El invento promete. Y la planta, esqueje o aberración genética lo sabe: hará lo imposible por quedarse entre nosotros, colonizando nuestra mente maleable y llevando a nuestras casas algo tan inasible como… la paz social y la comodidad perpetua del encefalograma plano.

Como La invasión de los ladrones de cuerpos (Don Siegel, 1956), pero sin necesidad de pegarle el cambiazo físico a nadie. Un democrático suicidio colectivo en aras de intereses empresariales, mayor docilidad y un menor cuestionamiento de cosas tan poco productivas como la ética, los vínculos emocionales y las aspiraciones personales.

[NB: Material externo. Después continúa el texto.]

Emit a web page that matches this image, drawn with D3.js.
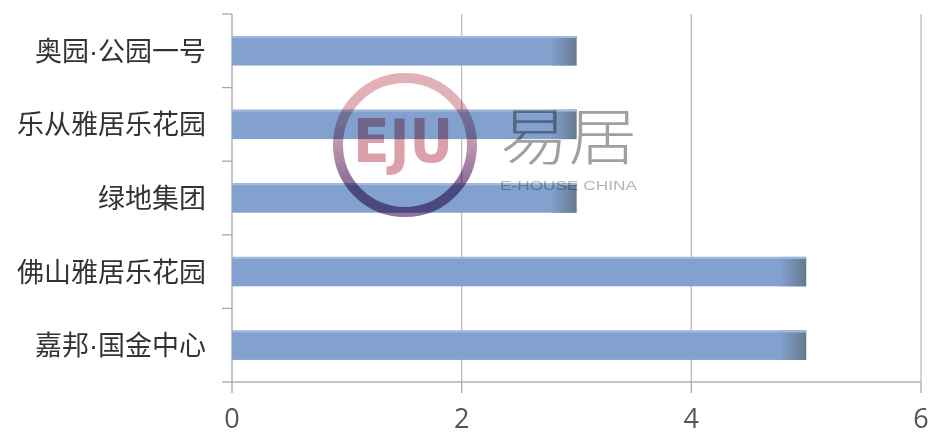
<!DOCTYPE html>
<html><head><meta charset="utf-8">
<script src="https://cdn.jsdelivr.net/npm/d3@7"></script>
<style>body{margin:0;background:#fff}svg{display:block}</style>
</head><body>
<svg id="c" width="930" height="435"></svg>
<script>
const categories = ["奥园·公园一号","乐从雅居乐花园","绿地集团","佛山雅居乐花园","嘉邦·国金中心"];
const values = [3,3,3,5,5];
const xTicks = [0,2,4,6];

const svg = d3.select("#c");
const x = d3.scaleLinear().domain([0,6]).range([232,921]);
const y = d3.scaleBand().domain(categories).range([14,382]).paddingInner(0.6).paddingOuter(0.3);

const defs = svg.append("defs");
const g1 = defs.append("linearGradient").attr("id","endg").attr("x1","0").attr("x2","1").attr("y1","0").attr("y2","0");
g1.append("stop").attr("offset","0").attr("stop-color","#82a1cf");
g1.append("stop").attr("offset","1").attr("stop-color","#67798f");
const g2 = defs.append("linearGradient").attr("id","ring").attr("x1","0").attr("x2","0").attr("y1","0").attr("y2","1");
g2.append("stop").attr("offset","0.3").attr("stop-color","#dca3ab");
g2.append("stop").attr("offset","0.75").attr("stop-color","#7e5a8c");

// gridlines
svg.append("g").selectAll("line").data(xTicks.filter(d=>d>0)).join("line")
  .attr("x1",d=>x(d)).attr("x2",d=>x(d)).attr("y1",14).attr("y2",382)
  .attr("stroke","#bcbcbc").attr("stroke-width",1.3);

// y axis line & ticks
const bounds = categories.map(c=>y(c)-y.step()*y.paddingInner()/2).concat([382]);
bounds[0] = 14;
svg.append("line").attr("x1",x(0)).attr("x2",x(0)).attr("y1",14).attr("y2",382).attr("stroke","#a8a8a8").attr("stroke-width",1.3);
svg.append("g").selectAll("line").data(bounds).join("line")
  .attr("x1",x(0)-10).attr("x2",x(0)).attr("y1",d=>d).attr("y2",d=>d).attr("stroke","#a8a8a8").attr("stroke-width",1.3);

// x axis
svg.append("line").attr("x1",x(0)).attr("x2",x(6)).attr("y1",382).attr("y2",382).attr("stroke","#b0b0b0").attr("stroke-width",1.5);
svg.append("g").selectAll("line").data(xTicks).join("line")
  .attr("x1",d=>x(d)).attr("x2",d=>x(d)).attr("y1",382).attr("y2",393).attr("stroke","#a8a8a8").attr("stroke-width",1.3);
svg.append("g").selectAll("text").data(xTicks).join("text")
  .attr("x",d=>x(d)).attr("y",428).attr("text-anchor","middle")
  .attr("font-family","'Open Sans', 'Noto Sans', sans-serif").attr("font-size",27).attr("fill","#555")
  .text(d=>d);

// bars
const bars = svg.append("g");
bars.selectAll("rect.m").data(values).join("rect").attr("class","m")
  .attr("x",x(0)).attr("y",(d,i)=>y(categories[i])).attr("width",d=>x(d)-x(0)).attr("height",y.bandwidth())
  .attr("fill","#82a1cf");
bars.selectAll("rect.e").data(values).join("rect").attr("class","e")
  .attr("x",d=>x(d)-26).attr("y",(d,i)=>y(categories[i])).attr("width",26).attr("height",y.bandwidth())
  .attr("fill","url(#endg)");
bars.selectAll("rect.t").data(values).join("rect").attr("class","t")
  .attr("x",x(0)).attr("y",(d,i)=>y(categories[i])).attr("width",d=>x(d)-x(0)).attr("height",2)
  .attr("fill","#a0b9dd");

// category labels (narrow middle dot in a Latin font)
const lbl = svg.append("g").selectAll("text").data(categories).join("text")
  .attr("x",206).attr("y",c=>y(c)+y.bandwidth()/2+10).attr("text-anchor","end")
  .attr("font-family","'Noto Sans CJK SC', sans-serif").attr("font-size",27).attr("fill","#333");
lbl.each(function(d){
  const t = d3.select(this);
  d.split(/(·)/).filter(s=>s.length).forEach(s=>{
    const ts = t.append("tspan").text(s);
    if (s === "·") ts.attr("font-family","'Liberation Sans', sans-serif");
  });
});

// watermark
const wm = svg.append("g").style("mix-blend-mode","multiply");
wm.append("circle").attr("cx",405).attr("cy",145).attr("r",67).attr("fill","none")
  .attr("stroke","url(#ring)").attr("stroke-width",10).attr("opacity",0.85);
wm.append("text").attr("x",353).attr("y",162).attr("textLength",100).attr("lengthAdjust","spacingAndGlyphs")
  .attr("font-family","'Liberation Sans Narrow','DejaVu Sans Condensed',sans-serif").attr("font-weight","bold")
  .attr("font-size",60).attr("fill","#dba0a9").text("EJU");
wm.append("text").attr("x",500).attr("y",160).attr("textLength",137).attr("lengthAdjust","spacingAndGlyphs")
  .attr("font-family","'Noto Sans CJK SC',sans-serif").attr("font-weight",300)
  .attr("font-size",62).attr("fill","#a0a0a0").text("易居");
wm.append("text").attr("x",500).attr("y",190).attr("textLength",137).attr("lengthAdjust","spacingAndGlyphs")
  .attr("font-family","'Liberation Sans',sans-serif")
  .attr("font-size",12).attr("fill","#b5b5b5").text("E-HOUSE CHINA");
</script>
</body></html>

El discurso de Jessica Hausner (o su ‘no discurso’, si atendemos a sus propias palabras) sigue sin dar soluciones mágicas, sin regalar finales felices sedativos. Y aun así -o quizás precisamente por ello- es cualquier cosa menos ambiguo, frío o desapasionado. Sus mujeres buscan entender el mundo que les rodea (alejado de las normas legadas por los adultos, de las explicaciones míticas, de los convencionalismos sociales, de las leyes mendelianas) y dan pasos decisivos en ese sentido. El problema de su decidido deambular a ciegas es que habitan cerca de escarpados riscos, de abismos sin señalizar por los que se precipitan antes siquiera de sacar sus conclusiones.

¿Para qué está el espectador, si no?